In April 1945 we were sent to Leipzig. The previous day we had not been issued any bread, and when we were being sent on our way, Danz and a few Aufseherins [overseers] carried out a search, which consisted in us being deprived of all the warm items of clothing that we had been given in Auschwitz prior to the evacuation. In actual fact, some articles of clothing had already been stolen following our arrival in Malchow, so that then they were taking away the remainder. They stripped us of our shoes, instead giving us clogs with two thin bands, in which we simply could not walk. Next, they took our spoons, bowls and indeed all the dishes that we had. I saw Danz appropriating the flask of a friend of mine, one Rysia Halpern, and beating her over the head with this flask for such a length of time that the vessel broke and my colleague went to the transport with a wound to her head.

Further, the transport did not receive any food, and so we had to make do without bread – even though bread was in stock. After we arrived in Leipzig, the camp commandant ordered that this [stocked] bread be given out to us, and was surprised why Danz had not issued it along the way (especially as there was an abundance of it).

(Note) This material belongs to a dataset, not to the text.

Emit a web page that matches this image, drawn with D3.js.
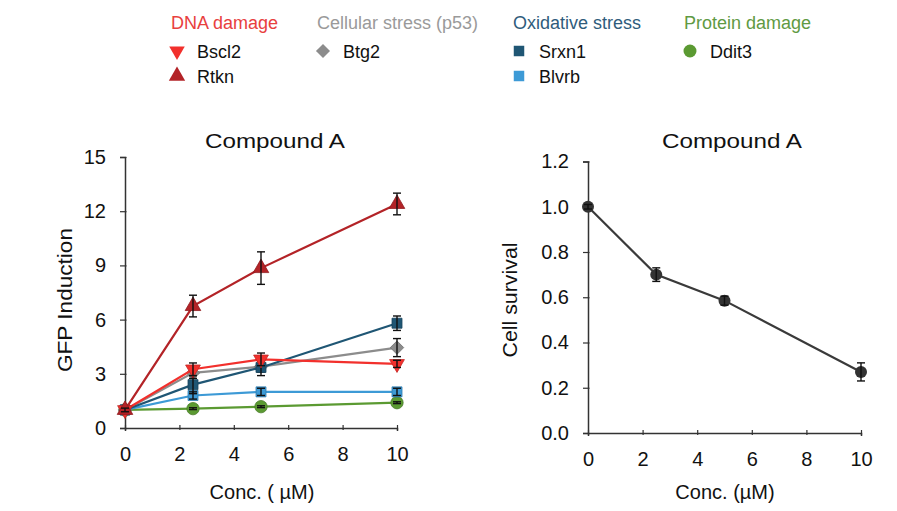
<!DOCTYPE html>
<html><head><meta charset="utf-8">
<script src="https://cdn.jsdelivr.net/npm/d3@7"></script>
<style>body{margin:0;background:#fff;} text{font-family:"Liberation Sans",Arial,sans-serif;}</style>
</head><body>
<svg id="c" width="897" height="511"></svg>
<script>
const conc = [0, 2.5, 5, 10];
const xTicks = [0, 2, 4, 6, 8, 10];
const gfpTicks = [0, 3, 6, 9, 12, 15];
const survTicks = [0, 0.2, 0.4, 0.6, 0.8, 1.0, 1.2];

const seriesNames = ["Rtkn", "Bscl2", "Btg2", "Srxn1", "Blvrb", "Ddit3"];
const rtkn  = [1.0, 6.75, 8.85, 12.4];
const rtknErr = [0.1, 0.6, 0.9, 0.6];
const bscl2 = [1.0, 3.25, 3.8, 3.55];
const bscl2Err = [0.1, 0.35, 0.35, 0.2];
const btg2  = [1.0, 3.05, 3.4, 4.45];
const btg2Err = [0.1, 0.3, 0.3, 0.5];
const srxn1 = [1.0, 2.4, 3.35, 5.8];
const srxn1Err = [0.1, 0.5, 0.45, 0.4];
const blvrb = [1.0, 1.8, 2.0, 2.0];
const blvrbErr = [0.1, 0.2, 0.2, 0.2];
const ddit3 = [1.0, 1.07, 1.18, 1.4];
const ddit3Err = [0.05, 0.05, 0.05, 0.05];

const survival = [1.0, 0.7, 0.585, 0.27];
const survivalErr = [0.01, 0.03, 0.02, 0.04];

const groups = ["DNA damage", "Cellular stress (p53)", "Oxidative stress", "Protein damage"];
const legendMembers = [["Bscl2", "Rtkn"], ["Btg2"], ["Srxn1", "Blvrb"], ["Ddit3"]];

const svg = d3.select("#c");
const FONT = '"Liberation Sans",Arial,sans-serif';

const series = [
  {name:"Ddit3", v:ddit3, e:ddit3Err, color:"#5b9a32", sym:d3.symbolCircle, size:120},
  {name:"Blvrb", v:blvrb, e:blvrbErr, color:"#3d9ad6", sym:d3.symbolSquare, size:100},
  {name:"Btg2", v:btg2, e:btg2Err, color:"#8c8c8c", sym:d3.symbolSquare, size:90, rot:45},
  {name:"Srxn1", v:srxn1, e:srxn1Err, color:"#1f5674", sym:d3.symbolSquare, size:100},
  {name:"Bscl2", v:bscl2, e:bscl2Err, color:"#f2302c", sym:d3.symbolTriangle, size:95, rot:180},
  {name:"Rtkn", v:rtkn, e:rtknErr, color:"#b32327", sym:d3.symbolTriangle, size:105, rot:0},
];

function axes(g, x, y, yTicks, yFmt) {
  const ax = g.append("g").attr("transform", `translate(0,${y.range()[0]})`)
    .call(d3.axisBottom(x).tickValues(xTicks).tickSize(3).tickPadding(16));
  const ay = g.append("g").attr("transform", `translate(${x.range()[0]},0)`)
    .call(d3.axisLeft(y).tickValues(yTicks).tickSize(5).tickPadding(14).tickFormat(yFmt));
  [ax, ay].forEach(a => {
    a.select(".domain").attr("stroke", "#333").attr("stroke-width", 1.5);
    a.selectAll(".tick line").attr("stroke", "#333").attr("stroke-width", 1.2);
    a.selectAll(".tick text").attr("font-size", 20).attr("fill", "#111")
      .style("font-family", FONT);
  });
  ax.selectAll(".tick line").attr("y1", -3).attr("y2", 2);
  ay.selectAll(".tick line").attr("x1", 1.5);
}

function errBars(g, xs, ys, vals, errs) {
  const eb = g.selectAll("g.e").data(vals).join("g").attr("class", "e");
  eb.append("line").attr("x1", (d, i) => xs(conc[i])).attr("x2", (d, i) => xs(conc[i]))
    .attr("y1", (d, i) => ys(d - errs[i])).attr("y2", (d, i) => ys(d + errs[i]));
  eb.append("line").attr("x1", (d, i) => xs(conc[i]) - 4).attr("x2", (d, i) => xs(conc[i]) + 4)
    .attr("y1", (d, i) => ys(d - errs[i])).attr("y2", (d, i) => ys(d - errs[i]));
  eb.append("line").attr("x1", (d, i) => xs(conc[i]) - 4).attr("x2", (d, i) => xs(conc[i]) + 4)
    .attr("y1", (d, i) => ys(d + errs[i])).attr("y2", (d, i) => ys(d + errs[i]));
  eb.selectAll("line").attr("stroke", "#111").attr("stroke-width", 1.4);
}

// Left chart
const x1 = d3.scaleLinear().domain([0, 10]).range([125, 397]);
const y1 = d3.scaleLinear().domain([0, 15]).range([428, 157]);
const g1 = svg.append("g");
axes(g1, x1, y1, gfpTicks, d3.format("d"));

const line1 = d3.line().x((d, i) => x1(conc[i])).y(d => y1(d));
series.forEach(s => {
  const sg = g1.append("g");
  sg.append("path").datum(s.v).attr("d", line1).attr("fill", "none")
    .attr("stroke", s.color).attr("stroke-width", 2.2);
  sg.selectAll("path.m").data(s.v).join("path").attr("class", "m")
    .attr("d", d3.symbol().type(s.sym).size(s.size))
    .attr("transform", (d, i) => `translate(${x1(conc[i])},${y1(d)}) rotate(${s.rot || 0})`)
    .attr("fill", s.color).attr("stroke", d3.color(s.color).darker(0.6)).attr("stroke-width", 0.8);
  errBars(sg, x1, y1, s.v, s.e);
});

g1.append("text").attr("x", 275).attr("y", 148).attr("text-anchor", "middle")
  .attr("font-size", 21).attr("textLength", 140).attr("lengthAdjust", "spacingAndGlyphs")
  .attr("fill", "#111").text("Compound A");
g1.append("text").attr("transform", "translate(72,300) rotate(-90)").attr("text-anchor", "middle")
  .attr("font-size", 20).attr("textLength", 144).attr("lengthAdjust", "spacingAndGlyphs")
  .attr("fill", "#111").text("GFP Induction");
g1.append("text").attr("x", 262).attr("y", 499).attr("text-anchor", "middle")
  .attr("font-size", 20).attr("fill", "#111").text("Conc. ( µM)");

// Right chart
const x2 = d3.scaleLinear().domain([0, 10]).range([588, 861]);
const y2 = d3.scaleLinear().domain([0, 1.2]).range([433, 161.5]);
const g2 = svg.append("g");
axes(g2, x2, y2, survTicks, d3.format(".1f"));
g2.append("path").datum(survival)
  .attr("d", d3.line().x((d, i) => x2(conc[i])).y(d => y2(d)))
  .attr("fill", "none").attr("stroke", "#3a3a3a").attr("stroke-width", 2.2);
g2.selectAll("circle").data(survival).join("circle")
  .attr("cx", (d, i) => x2(conc[i])).attr("cy", d => y2(d)).attr("r", 6).attr("fill", "#333");
errBars(g2, x2, y2, survival, survivalErr);

g2.append("text").attr("x", 732).attr("y", 148).attr("text-anchor", "middle")
  .attr("font-size", 21).attr("textLength", 140).attr("lengthAdjust", "spacingAndGlyphs")
  .attr("fill", "#111").text("Compound A");
g2.append("text").attr("transform", "translate(517,300) rotate(-90)").attr("text-anchor", "middle")
  .attr("font-size", 20).attr("textLength", 115).attr("lengthAdjust", "spacingAndGlyphs")
  .attr("fill", "#111").text("Cell survival");
g2.append("text").attr("x", 725).attr("y", 499).attr("text-anchor", "middle")
  .attr("font-size", 20).attr("fill", "#111").text("Conc. (µM)");

// Legend
const groupColors = ["#e8403e", "#9a9a9a", "#2f5c7c", "#5f9a43"];
const groupX = [171, 317, 513, 684];
const lg = svg.append("g");
groups.forEach((gname, gi) => {
  lg.append("text").attr("x", groupX[gi]).attr("y", 29).attr("font-size", 18)
    .attr("fill", groupColors[gi]).text(gname);
  legendMembers[gi].forEach((m, mi) => {
    const s = series.find(d => d.name === m);
    const yy = 51 + mi * 25;
    lg.append("path").attr("d", d3.symbol().type(s.sym).size(s.size * 1.1))
      .attr("transform", `translate(${groupX[gi] + 6},${yy}) rotate(${s.rot || 0})`)
      .attr("fill", s.color);
    lg.append("text").attr("x", groupX[gi] + 26).attr("y", yy + 7).attr("font-size", 18)
      .attr("fill", "#111").text(m);
  });
});
</script>
</body></html>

Presiding Judge: Are there any questions?

Prosecutor Szewczyk: Does the witness know one Grün from Płaszów?

Witness: I do not recollect a person by this surname.

Prosecutor Szewczyk: And as regards Orlowski, did she also carry out searches in the barracks?

Witness: In actual fact I did not witness this in Płaszów, however I frequently saw Orlowski walking through the barracks and throwing out the prisoners’ personal items.

Prosecutor Szewczyk: Can the witness on the basis of her personal observations and the accounts of other prisoners state whether Orlowski, as it is alleged, beat people to death?

Witness: I did not witness this and there is nothing I can say regarding the matter.

Defense attorney Wolska-Walas: And how did Orlowski behave in her direct contacts with the laundry personnel?

Witness: I did not work there, but her behavior was not bad. Each superior would usually spare her subordinate prisoners.

Defense attorney: Does the witness know anything about Orlowski being called “Mutti”?

Witness: This I do not know, all that I can say is that she was called “the Tomboy” and “Jump, jump, further along”.

Defense attorney: Does the witness know whether Orlowski helped inmates obtain information from their families?

Witness: This would not have been impossible.

The accused Danz: Your Honor, in connection with the testimony given by the witness I would request permission to submit a statement.

Presiding Judge: Please do so.

The accused Danz: In April 1944 I arrived in Płaszów from Majdanek. In Płaszów I was not assigned to any duties, I would leave the camp at 7.00 a.m. and work as an overseer at the German enamel goods factory. I was absent from the camp throughout the day.

In the camp in Malchow I was not a senior overseer, but an overseer. In the staff Revier there was a doctor, one Erna Weiß from Pressburg [Bratislava]. Ms Weiß may attest that twice or thrice a week I would go to the pharmacy and bring drugs therefrom. Before my arrival, the camp in Malchow itself had a thousand prisoners. These prisoners were provided with food by the factory. One transport, numbering a thousand women, left for Malchow. The next transport, of 2,000 women, was sent from Malchow to Leipzig. It was escorted by an Oberscharführer whose surname I do not know.

The sentries and overseers who escorted the transport had been detailed from the camp in Ravensbrück.

No items were taken from these prisoners, they were allowed to take everything with them, and they received food along the way. One of the overseers, who lived near Leipzig and assisted in escorting the transport, declared after her return that the transport arrived in Leipzig healthy.

Presiding Judge: Does the witness maintain her testimony?

Witness: Yes, absolutely.

Presiding Judge: The witness may step down.